> **INSTRUCTIONS TO FOLLOW**
Restate the material word for word and leave out anything that is a picture.

> **DATA EXTRACT**
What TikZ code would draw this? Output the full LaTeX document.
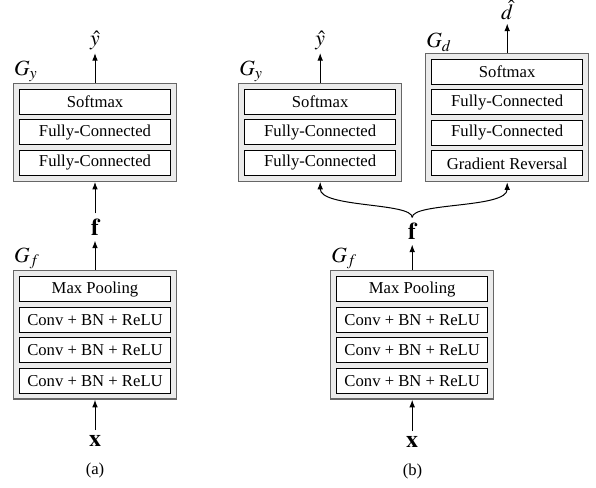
\documentclass[tikz,border=0pt]{standalone}
\usepackage{mathptmx}
\usepackage{fontspec}
\setmainfont{Liberation Serif}
\usetikzlibrary{positioning,fit,arrows.meta,backgrounds}

\tikzset{
    layer/.style={draw, fill=white, line width=0.5pt, minimum width=90.6pt, minimum height=15pt, inner sep=0pt},
    block/.style={draw=black!60, fill=black!8, line width=0.8pt, inner sep=3.3pt},
    mathlabel/.style={font=\fontsize{13}{15}\selectfont, inner sep=2pt},
    blocklabel/.style={mathlabel, anchor=south west, inner sep=0.5pt},
    feat/.style={font=\Large, inner sep=3pt},
    arr/.style={-{Latex[length=4.5pt,width=3.4pt]}, line width=0.6pt},
}

\begin{document}
\begin{tikzpicture}[x=0.6pt, y=-0.6pt]
    \useasboundingbox (0,0) rectangle (596,488);

    % (a)
    \node[layer] (smA) at (95,101.8) {Softmax};
    \node[layer, below=2.8pt of smA] (fcA1) {Fully-Connected};
    \node[layer, below=2.8pt of fcA1] (fcA2) {Fully-Connected};

    \node[layer] (mpA) at (95,289.2) {Max Pooling};
    \node[layer, below=2.8pt of mpA] (cvA1) {Conv + BN + ReLU};
    \node[layer, below=2.8pt of cvA1] (cvA2) {Conv + BN + ReLU};
    \node[layer, below=2.8pt of cvA2] (cvA3) {Conv + BN + ReLU};

    \begin{scope}[on background layer]
        \node[block, fit=(smA)(fcA2)] (gyA) {};
        \node[block, fit=(mpA)(cvA3)] (gfA) {};
    \end{scope}

    \node[blocklabel] (lgyA) at (gyA.north west) {$G_y$};
    \node[blocklabel] (lgfA) at (gfA.north west) {$G_f$};

    \node[mathlabel] (yA) at (95,40) {$\hat{y}$};
    \node[feat] (fA) at (95,227) {$\mathbf{f}$};
    \node[feat] (xA) at (95,441) {$\mathbf{x}$};
    \node (capA) at (95,470) {(a)};

    \draw[arr] (gyA) -- (yA);
    \draw[arr] (fA) -- (gyA);
    \draw[arr] (gfA) -- (fA);
    \draw[arr] (xA) -- (gfA);

    % (b)
    \node[layer] (smB) at (320.2,101.8) {Softmax};
    \node[layer, below=2.8pt of smB] (fcB1) {Fully-Connected};
    \node[layer, below=2.8pt of fcB1] (fcB2) {Fully-Connected};

    \node[layer] (smD) at (507.2,71.8) {Softmax};
    \node[layer, below=2.8pt of smD] (fcD1) {Fully-Connected};
    \node[layer, below=2.8pt of fcD1] (fcD2) {Fully-Connected};
    \node[layer, below=2.8pt of fcD2] (grD) {Gradient Reversal};

    \node[layer] (mpB) at (412.2,289.2) {Max Pooling};
    \node[layer, below=2.8pt of mpB] (cvB1) {Conv + BN + ReLU};
    \node[layer, below=2.8pt of cvB1] (cvB2) {Conv + BN + ReLU};
    \node[layer, below=2.8pt of cvB2] (cvB3) {Conv + BN + ReLU};

    \begin{scope}[on background layer]
        \node[block, fit=(smB)(fcB2)] (gyB) {};
        \node[block, fit=(smD)(grD)] (gdB) {};
        \node[block, fit=(mpB)(cvB3)] (gfB) {};
    \end{scope}

    \node[blocklabel] (lgyB) at (gyB.north west) {$G_y$};
    \node[blocklabel] (lgdB) at (gdB.north west) {$G_d$};
    \node[blocklabel] (lgfB) at (gfB.north west) {$G_f$};

    \node[mathlabel] (yB) at (320.2,40) {$\hat{y}$};
    \node[mathlabel] (dB) at (507.2,10) {$\hat{d}$};
    \node[feat] (fB) at (412.2,231) {$\mathbf{f}$};
    \node[feat] (xB) at (412.2,442) {$\mathbf{x}$};
    \node (capB) at (412.5,471) {(b)};

    \draw[arr] (gyB) -- (yB);
    \draw[arr] (gdB) -- (dB);
    \draw[arr] (fB.north) .. controls +(0,-15) and +(0,26) .. (gyB.south);
    \draw[arr] (fB.north) .. controls +(0,-15) and +(0,26) .. (gdB.south);
    \draw[arr] (gfB) -- (fB);
    \draw[arr] (xB) -- (gfB);
\end{tikzpicture}
\end{document}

> **WRITTEN REPLY**
What TikZ code would draw this? Output the full LaTeX document.
\documentclass[tikz,border=0pt]{standalone}
\usepackage{mathptmx}
\usepackage{fontspec}
\setmainfont{Liberation Serif}
\usetikzlibrary{positioning,fit,arrows.meta,backgrounds}

\tikzset{
    layer/.style={draw, fill=white, line width=0.5pt, minimum width=90.6pt, minimum height=15pt, inner sep=0pt},
    block/.style={draw=black!60, fill=black!8, line width=0.8pt, inner sep=3.3pt},
    mathlabel/.style={font=\fontsize{13}{15}\selectfont, inner sep=2pt},
    blocklabel/.style={mathlabel, anchor=south west, inner sep=0.5pt},
    feat/.style={font=\Large, inner sep=3pt},
    arr/.style={-{Latex[length=4.5pt,width=3.4pt]}, line width=0.6pt},
}

\begin{document}
\begin{tikzpicture}[x=0.6pt, y=-0.6pt]
    \useasboundingbox (0,0) rectangle (596,488);

    % (a)
    \node[layer] (smA) at (95,101.8) {Softmax};
    \node[layer, below=2.8pt of smA] (fcA1) {Fully-Connected};
    \node[layer, below=2.8pt of fcA1] (fcA2) {Fully-Connected};

    \node[layer] (mpA) at (95,289.2) {Max Pooling};
    \node[layer, below=2.8pt of mpA] (cvA1) {Conv + BN + ReLU};
    \node[layer, below=2.8pt of cvA1] (cvA2) {Conv + BN + ReLU};
    \node[layer, below=2.8pt of cvA2] (cvA3) {Conv + BN + ReLU};

    \begin{scope}[on background layer]
        \node[block, fit=(smA)(fcA2)] (gyA) {};
        \node[block, fit=(mpA)(cvA3)] (gfA) {};
    \end{scope}

    \node[blocklabel] (lgyA) at (gyA.north west) {$G_y$};
    \node[blocklabel] (lgfA) at (gfA.north west) {$G_f$};

    \node[mathlabel] (yA) at (95,40) {$\hat{y}$};
    \node[feat] (fA) at (95,227) {$\mathbf{f}$};
    \node[feat] (xA) at (95,441) {$\mathbf{x}$};
    \node (capA) at (95,470) {(a)};

    \draw[arr] (gyA) -- (yA);
    \draw[arr] (fA) -- (gyA);
    \draw[arr] (gfA) -- (fA);
    \draw[arr] (xA) -- (gfA);

    % (b)
    \node[layer] (smB) at (320.2,101.8) {Softmax};
    \node[layer, below=2.8pt of smB] (fcB1) {Fully-Connected};
    \node[layer, below=2.8pt of fcB1] (fcB2) {Fully-Connected};

    \node[layer] (smD) at (507.2,71.8) {Softmax};
    \node[layer, below=2.8pt of smD] (fcD1) {Fully-Connected};
    \node[layer, below=2.8pt of fcD1] (fcD2) {Fully-Connected};
    \node[layer, below=2.8pt of fcD2] (grD) {Gradient Reversal};

    \node[layer] (mpB) at (412.2,289.2) {Max Pooling};
    \node[layer, below=2.8pt of mpB] (cvB1) {Conv + BN + ReLU};
    \node[layer, below=2.8pt of cvB1] (cvB2) {Conv + BN + ReLU};
    \node[layer, below=2.8pt of cvB2] (cvB3) {Conv + BN + ReLU};

    \begin{scope}[on background layer]
        \node[block, fit=(smB)(fcB2)] (gyB) {};
        \node[block, fit=(smD)(grD)] (gdB) {};
        \node[block, fit=(mpB)(cvB3)] (gfB) {};
    \end{scope}

    \node[blocklabel] (lgyB) at (gyB.north west) {$G_y$};
    \node[blocklabel] (lgdB) at (gdB.north west) {$G_d$};
    \node[blocklabel] (lgfB) at (gfB.north west) {$G_f$};

    \node[mathlabel] (yB) at (320.2,40) {$\hat{y}$};
    \node[mathlabel] (dB) at (507.2,10) {$\hat{d}$};
    \node[feat] (fB) at (412.2,231) {$\mathbf{f}$};
    \node[feat] (xB) at (412.2,442) {$\mathbf{x}$};
    \node (capB) at (412.5,471) {(b)};

    \draw[arr] (gyB) -- (yB);
    \draw[arr] (gdB) -- (dB);
    \draw[arr] (fB.north) .. controls +(0,-15) and +(0,26) .. (gyB.south);
    \draw[arr] (fB.north) .. controls +(0,-15) and +(0,26) .. (gdB.south);
    \draw[arr] (gfB) -- (fB);
    \draw[arr] (xB) -- (gfB);
\end{tikzpicture}
\end{document}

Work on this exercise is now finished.